The crew was grating the 600 block of Seneca Blvd as part of the city’s East McKinney infrastructure update when at around 3:38 p.m. an auxiliary gas line was breached.
McKinney Fire Chief Mark Wallace said the event was highly unusual. Secondary gas lines, he said, are usually not stubbed out vertically in the middle of a roadway. Instead, they’re placed horizontally at the curb.
The result? The work crew had no way of knowing that as a road grader peeled off layer upon layer of earth in preparation for a new road surface, a gas line nipple lay waiting to be severed.
Even with the marking of gas lines before the infrastructure repairs began, working in a neighborhood more than 100 years old is tricky business.
“If you did an excavation over there somewhere, there’s no telling what you would find,” Wallace said. “They used to use buried hollowed out tree trunks to carry water back in 1848 when the city charter was established.”
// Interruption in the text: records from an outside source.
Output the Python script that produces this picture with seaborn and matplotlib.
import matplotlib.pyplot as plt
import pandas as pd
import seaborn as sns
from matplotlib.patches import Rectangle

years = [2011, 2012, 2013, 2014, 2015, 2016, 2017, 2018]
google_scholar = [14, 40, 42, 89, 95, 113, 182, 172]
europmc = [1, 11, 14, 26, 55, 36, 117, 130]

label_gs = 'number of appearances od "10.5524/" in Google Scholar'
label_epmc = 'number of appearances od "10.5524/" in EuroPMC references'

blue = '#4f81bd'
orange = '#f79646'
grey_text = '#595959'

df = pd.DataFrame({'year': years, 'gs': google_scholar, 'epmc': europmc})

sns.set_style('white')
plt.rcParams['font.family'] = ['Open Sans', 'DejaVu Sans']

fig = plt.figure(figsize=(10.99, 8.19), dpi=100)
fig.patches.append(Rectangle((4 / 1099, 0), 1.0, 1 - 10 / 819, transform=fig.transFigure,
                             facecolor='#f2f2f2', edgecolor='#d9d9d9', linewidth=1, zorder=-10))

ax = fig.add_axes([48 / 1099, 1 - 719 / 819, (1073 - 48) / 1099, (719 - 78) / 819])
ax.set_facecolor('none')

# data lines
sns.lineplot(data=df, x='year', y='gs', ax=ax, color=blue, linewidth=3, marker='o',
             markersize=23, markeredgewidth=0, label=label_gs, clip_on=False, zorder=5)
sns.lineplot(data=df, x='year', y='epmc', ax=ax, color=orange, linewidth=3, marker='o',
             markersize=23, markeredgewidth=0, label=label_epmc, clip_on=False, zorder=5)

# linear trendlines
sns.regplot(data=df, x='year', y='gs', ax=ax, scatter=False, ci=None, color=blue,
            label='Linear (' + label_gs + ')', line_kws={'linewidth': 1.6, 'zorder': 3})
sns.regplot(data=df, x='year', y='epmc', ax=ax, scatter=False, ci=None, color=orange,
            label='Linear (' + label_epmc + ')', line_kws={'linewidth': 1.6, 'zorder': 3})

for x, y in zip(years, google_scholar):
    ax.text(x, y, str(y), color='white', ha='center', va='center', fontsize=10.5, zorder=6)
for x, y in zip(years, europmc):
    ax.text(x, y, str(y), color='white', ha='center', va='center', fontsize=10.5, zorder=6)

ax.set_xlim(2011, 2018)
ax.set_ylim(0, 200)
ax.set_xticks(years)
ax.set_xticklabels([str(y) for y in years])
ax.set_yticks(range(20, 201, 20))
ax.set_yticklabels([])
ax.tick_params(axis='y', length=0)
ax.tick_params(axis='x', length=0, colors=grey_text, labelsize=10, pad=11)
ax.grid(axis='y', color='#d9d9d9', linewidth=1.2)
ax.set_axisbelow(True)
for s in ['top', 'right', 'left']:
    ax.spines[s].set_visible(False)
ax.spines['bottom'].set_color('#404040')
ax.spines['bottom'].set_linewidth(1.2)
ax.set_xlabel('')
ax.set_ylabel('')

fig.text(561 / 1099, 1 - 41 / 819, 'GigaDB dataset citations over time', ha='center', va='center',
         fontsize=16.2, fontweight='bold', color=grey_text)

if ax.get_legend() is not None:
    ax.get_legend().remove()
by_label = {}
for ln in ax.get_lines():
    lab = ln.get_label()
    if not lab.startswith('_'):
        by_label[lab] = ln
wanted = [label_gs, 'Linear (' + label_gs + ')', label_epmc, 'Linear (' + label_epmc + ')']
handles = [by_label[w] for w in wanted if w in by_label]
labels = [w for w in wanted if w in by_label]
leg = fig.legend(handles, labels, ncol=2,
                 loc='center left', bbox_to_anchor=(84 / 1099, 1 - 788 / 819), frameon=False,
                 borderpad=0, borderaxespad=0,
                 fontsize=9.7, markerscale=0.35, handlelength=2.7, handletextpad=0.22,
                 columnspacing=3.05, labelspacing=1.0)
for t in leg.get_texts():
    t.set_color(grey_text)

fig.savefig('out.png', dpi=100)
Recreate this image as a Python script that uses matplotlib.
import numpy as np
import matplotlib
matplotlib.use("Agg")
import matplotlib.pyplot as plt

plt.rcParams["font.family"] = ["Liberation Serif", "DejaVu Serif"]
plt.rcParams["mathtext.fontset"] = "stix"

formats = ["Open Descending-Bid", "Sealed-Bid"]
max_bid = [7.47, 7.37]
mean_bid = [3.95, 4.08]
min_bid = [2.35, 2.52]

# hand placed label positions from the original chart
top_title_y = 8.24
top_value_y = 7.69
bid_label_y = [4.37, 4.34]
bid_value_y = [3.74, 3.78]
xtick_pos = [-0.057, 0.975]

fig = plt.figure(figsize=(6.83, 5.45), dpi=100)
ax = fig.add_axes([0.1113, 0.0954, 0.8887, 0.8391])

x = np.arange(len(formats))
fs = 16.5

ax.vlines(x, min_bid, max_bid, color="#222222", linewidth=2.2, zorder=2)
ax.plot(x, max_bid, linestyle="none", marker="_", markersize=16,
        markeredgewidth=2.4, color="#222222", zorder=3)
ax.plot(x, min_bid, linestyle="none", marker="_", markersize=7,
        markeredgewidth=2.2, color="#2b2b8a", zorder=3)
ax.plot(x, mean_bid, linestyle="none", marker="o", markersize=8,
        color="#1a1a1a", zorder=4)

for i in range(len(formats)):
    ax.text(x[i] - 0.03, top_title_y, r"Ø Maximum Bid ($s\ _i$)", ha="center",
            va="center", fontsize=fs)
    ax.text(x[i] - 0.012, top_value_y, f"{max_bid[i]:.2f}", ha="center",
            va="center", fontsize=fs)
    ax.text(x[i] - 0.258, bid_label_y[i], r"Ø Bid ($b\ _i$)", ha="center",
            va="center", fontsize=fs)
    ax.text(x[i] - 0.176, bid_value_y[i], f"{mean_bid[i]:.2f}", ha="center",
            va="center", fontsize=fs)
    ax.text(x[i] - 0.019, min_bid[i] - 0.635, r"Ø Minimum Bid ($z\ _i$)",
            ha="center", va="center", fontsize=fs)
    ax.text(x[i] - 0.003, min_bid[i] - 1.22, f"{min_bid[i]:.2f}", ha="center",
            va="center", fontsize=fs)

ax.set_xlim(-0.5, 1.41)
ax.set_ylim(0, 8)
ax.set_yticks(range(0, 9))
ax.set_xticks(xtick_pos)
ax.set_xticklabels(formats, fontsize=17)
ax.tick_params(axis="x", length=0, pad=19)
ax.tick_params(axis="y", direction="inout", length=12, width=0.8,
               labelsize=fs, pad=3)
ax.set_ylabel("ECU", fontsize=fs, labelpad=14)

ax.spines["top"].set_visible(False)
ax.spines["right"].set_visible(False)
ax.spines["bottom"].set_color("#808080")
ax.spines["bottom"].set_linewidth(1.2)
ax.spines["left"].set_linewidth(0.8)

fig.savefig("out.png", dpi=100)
Further complicating matters is the issue of record keeping – or lack thereof. Wallace said he wasn’t sure if there are any records – much less 100 percent accurate records – of the variety of utility lines that may or may not have been replaced in the area when the city was relatively young.
Old lines and pipes, if they were updated, were likely not unearthed and removed, Wallace said. They were simply replaced.
With a mishmash of active and inactive underground pipes distributed haphazardly and potentially unaccounted for, the chance of human error increases when roads are being replaced or widened.
“We have no idea of the age of the [breached gas] line,” Wallace said. “I would guess for some logical reason they must have put the tap on top instead of to the side.” Wallace said it was possible that when the gas line was originally stubbed, the road may not have existed.
After the second gas line strike Wednesday evening, the City initiated a stop work order on the 10 year infrastructure initiative that has seen millions of dollars funneled into the aging east side of town.
John Kessel, executive director of development services for McKinney, said before further work is done, the gas main in the area will be removed and replaced outside of the roadway in an effort to mitigate further line strikes. As a safety precaution, he said, the fire department will be on hand while the gas line work is being done.
Kessel said that the city plans to meet with citizens of the area in the next several days to help lessen the anxiety and concern that the two gas strikes may have caused.
“Basically, there’s probably concerns there that the city wouldn’t be aware of on its own,” Kessel said. “We want to hear all of those concerns and address them.”